Facile synthesis of Camellia oleifera shell-derived hard carbon as an anode material for lithium-ion batteries

Abstract

A comparatively facile and ecofriendly process has been developed to synthesize porous carbon materials from Camellia oleifera shells. Potassium carbonate solution (K₂CO₃) impregnation is introduced to modify the functional groups on the surface of Camellia oleifera shells, which may play a role in promoting the development of pore structure during carbonization treatment. Moreover, a small amount of naturally embedded nitrogen and sulfur in the Camellia oleifera shells can also bring about the formation of pores.

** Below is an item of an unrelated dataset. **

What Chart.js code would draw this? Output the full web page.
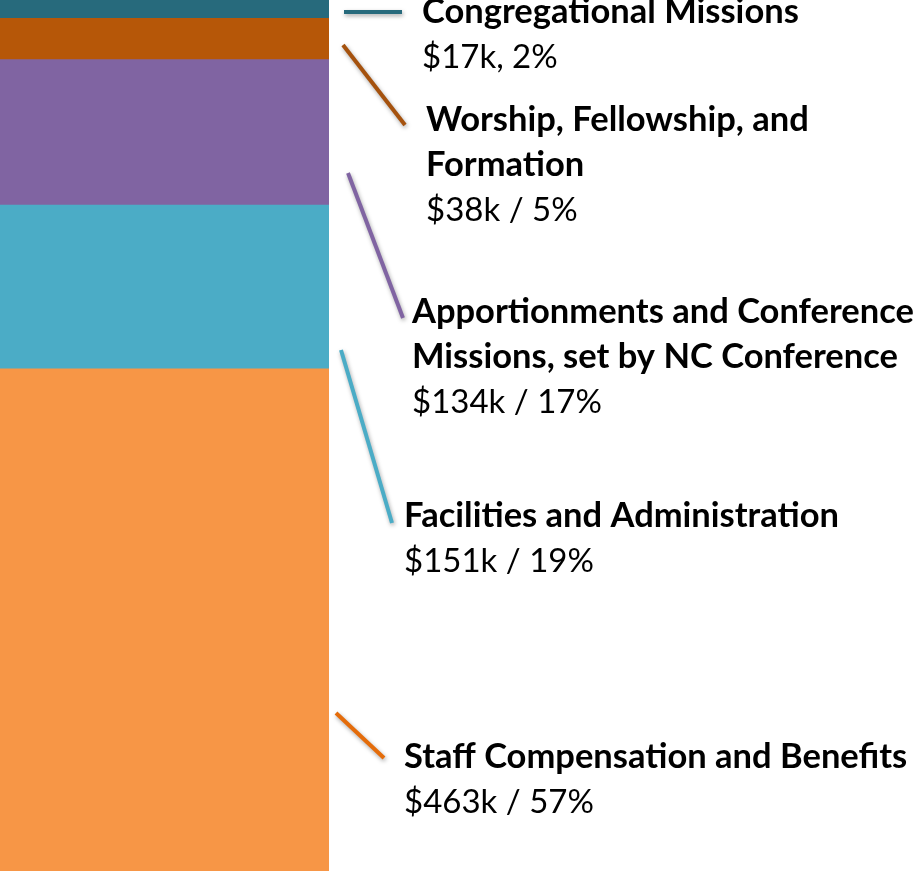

The Camellia oleifera shell-derived carbon has a large specific surface area of 1479 m² g⁻¹ with a total pore volume of 0.832 cm³ g⁻¹ after being carbonized at 900 °C for 1 h. Furthermore, when used as an anode for lithium-ion batteries, the sample shows superior electrochemical performance with a specific capacity of 483 mA h g⁻¹ after 100 cycles measured at 200 mA g⁻¹ current density. Surprisingly, the specific capacity is even gradually increased with cycling. In addition, this sample exhibits almost 100% retention capacity after 250 cycles at a current density of 200 mA g⁻¹.